Task: Find each line holding "this" and copy it out.

Recorded data:
= = = =
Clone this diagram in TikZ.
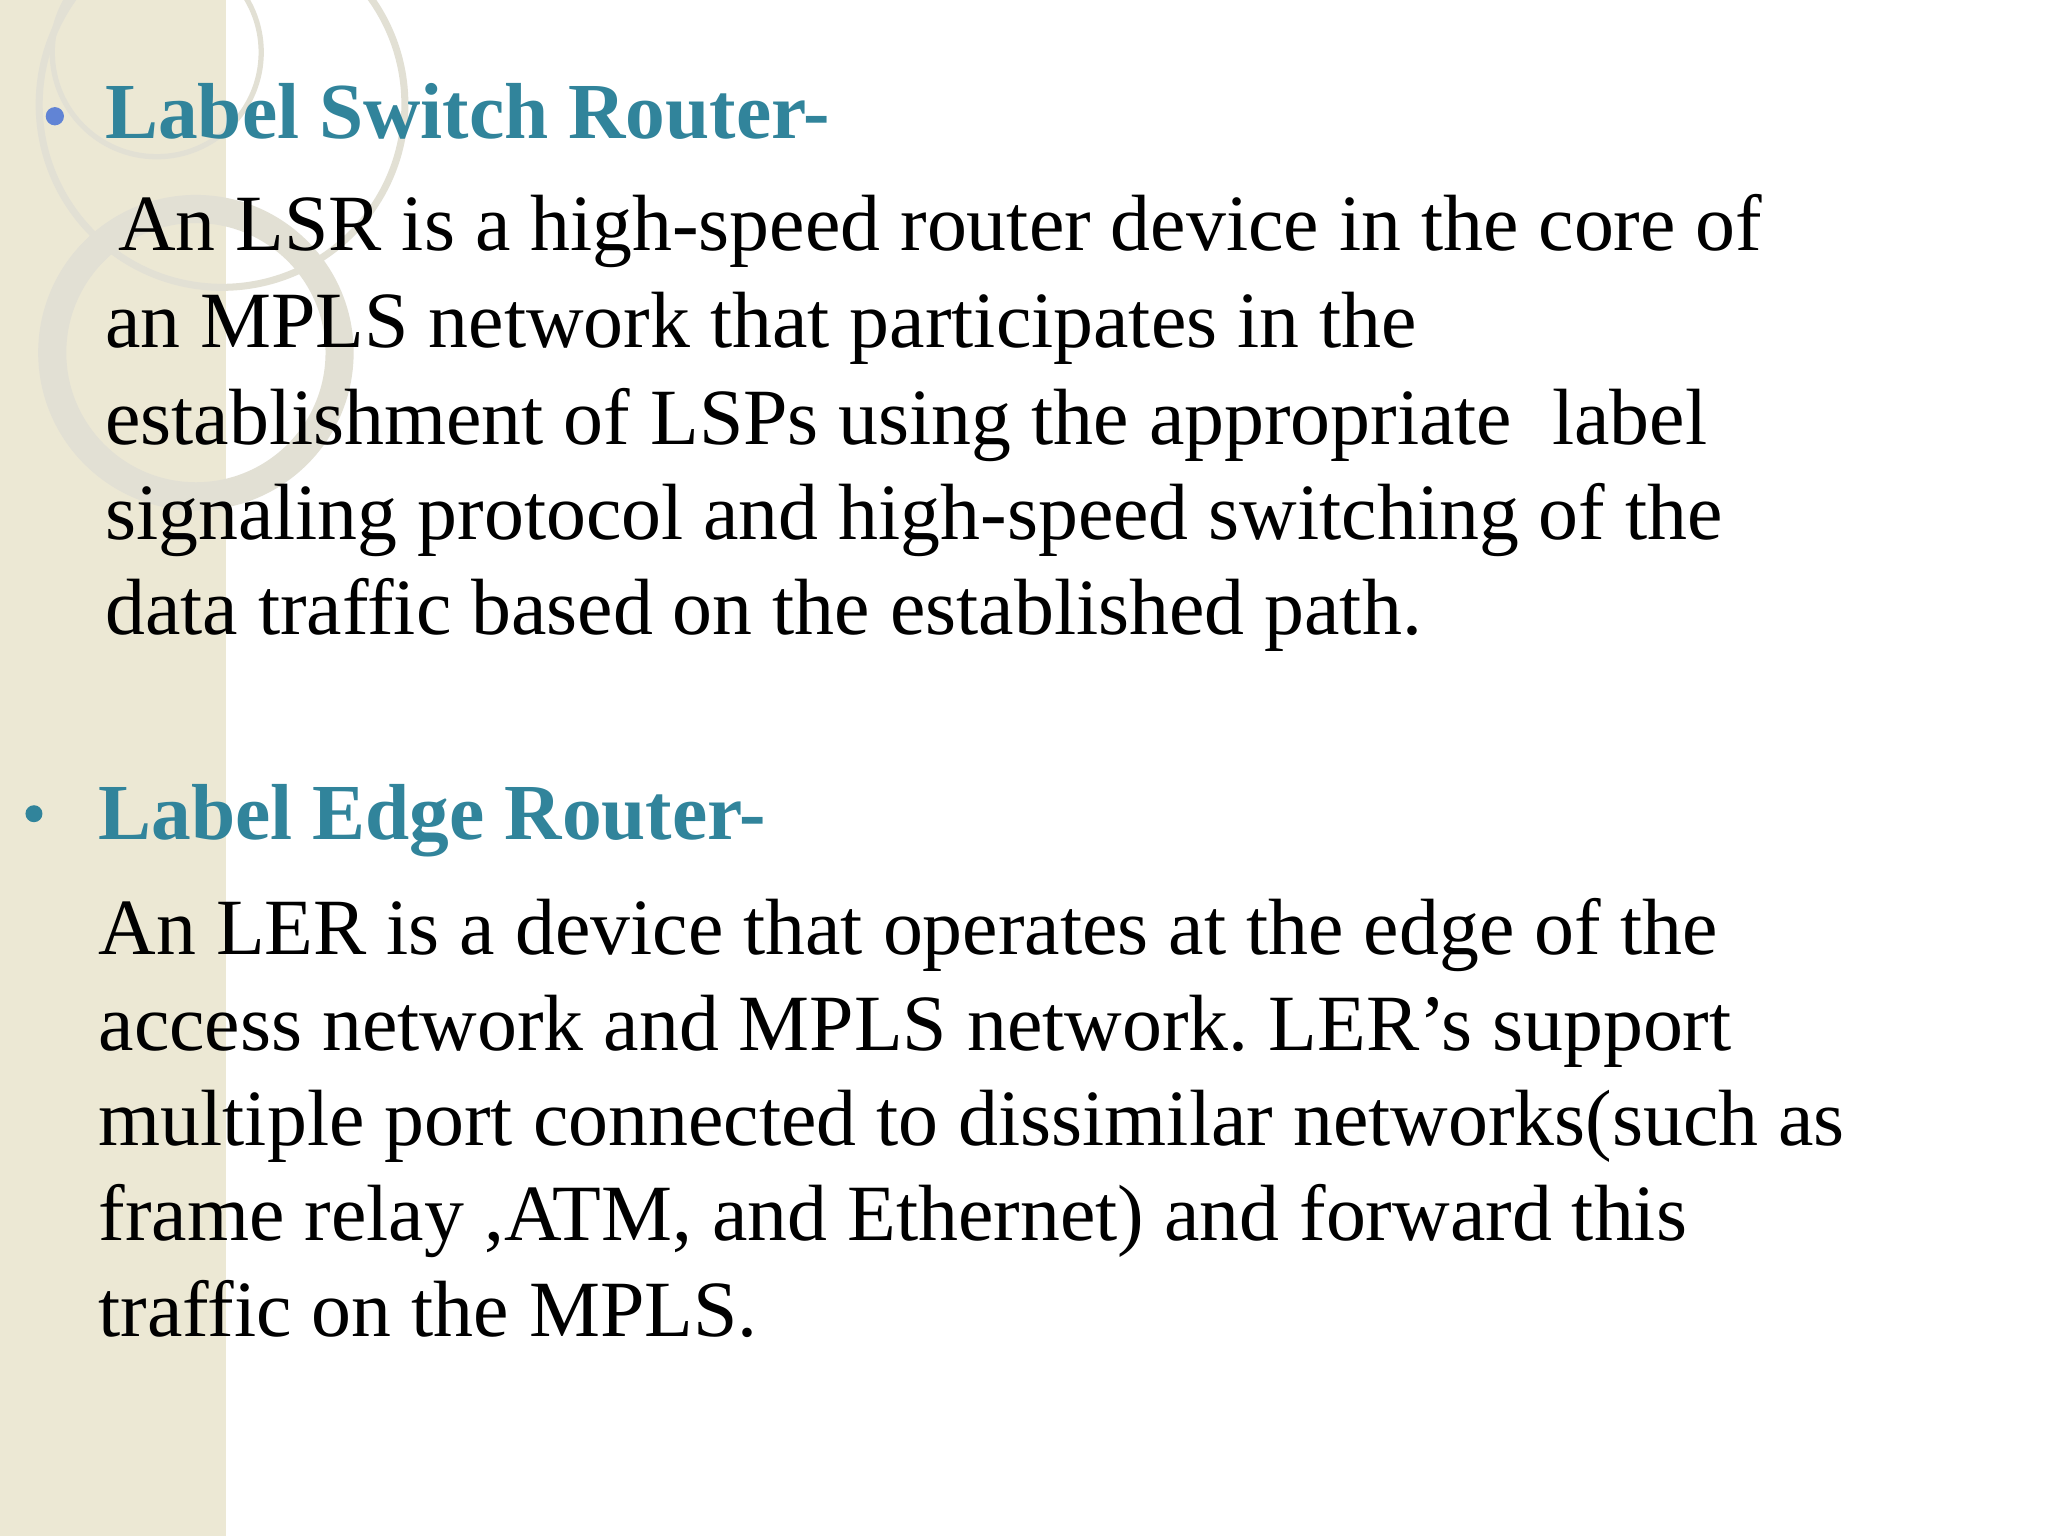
\documentclass[tikz,border=0pt]{standalone}
\usepackage{fontspec}
\setmainfont{Liberation Serif}
\frenchspacing
\definecolor{teal1}{RGB}{49,132,155}
\definecolor{strip}{RGB}{236,232,212}
\definecolor{ring}{RGB}{226,224,212}
\begin{document}
\begin{tikzpicture}[x=0.013061cm,y=-0.013061cm,
  body/.style={anchor=base west,inner sep=0pt,font=\fontsize{22.7}{27}\selectfont},
  head/.style={anchor=base west,inner sep=0pt,font=\fontsize{22.6}{27}\selectfont\bfseries,text=teal1}]
\useasboundingbox (0,0) rectangle (1568,1176);
\fill[white] (0,0) rectangle (1568,1176);
\fill[strip] (0,0) rectangle (173,1176);
\draw[ring,line width=2pt] (170,80) circle (140);
\draw[ring,line width=8pt] (150,270) circle (110);
\draw[ring,line width=1.5pt] (120,40) circle (80);
\fill[teal1!60!blue!70] (42,89) circle (7);
\node[head] (h1) at (80,106) {Label Switch Router-};
\node[body] (a1) at (90,192) {An LSR is a high-speed router device in the core of};
\node[body] (a2) at (80,266) {an MPLS network that participates in the};
\node[body] (a3) at (80,340) {establishment of LSPs using the appropriate\ \ label};
\node[body] (a4) at (80,413) {signaling protocol and high-speed switching of the};
\node[body] (a5) at (80,486) {data traffic based on the established path.};
\fill[teal1] (26,623) circle (6.5);
\node[head] (h2) at (75,643) {Label Edge Router-};
\node[body] (b1) at (75,731) {An LER is a device that operates at the edge of the};
\node[body] (b2) at (75,804) {access network and MPLS network. LER’s support};
\node[body] (b3) at (75,877) {multiple port connected to dissimilar networks(such as};
\node[body] (b4) at (75,950) {frame relay ,ATM, and Ethernet) and forward this};
\node[body] (b5) at (75,1023) {traffic on the MPLS.};
\end{tikzpicture}
\end{document}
= = = =
Solution to the exercise:
Clone this diagram in TikZ.
\node[body] (b4) at (75,950) {frame relay ,ATM, and Ethernet) and forward this};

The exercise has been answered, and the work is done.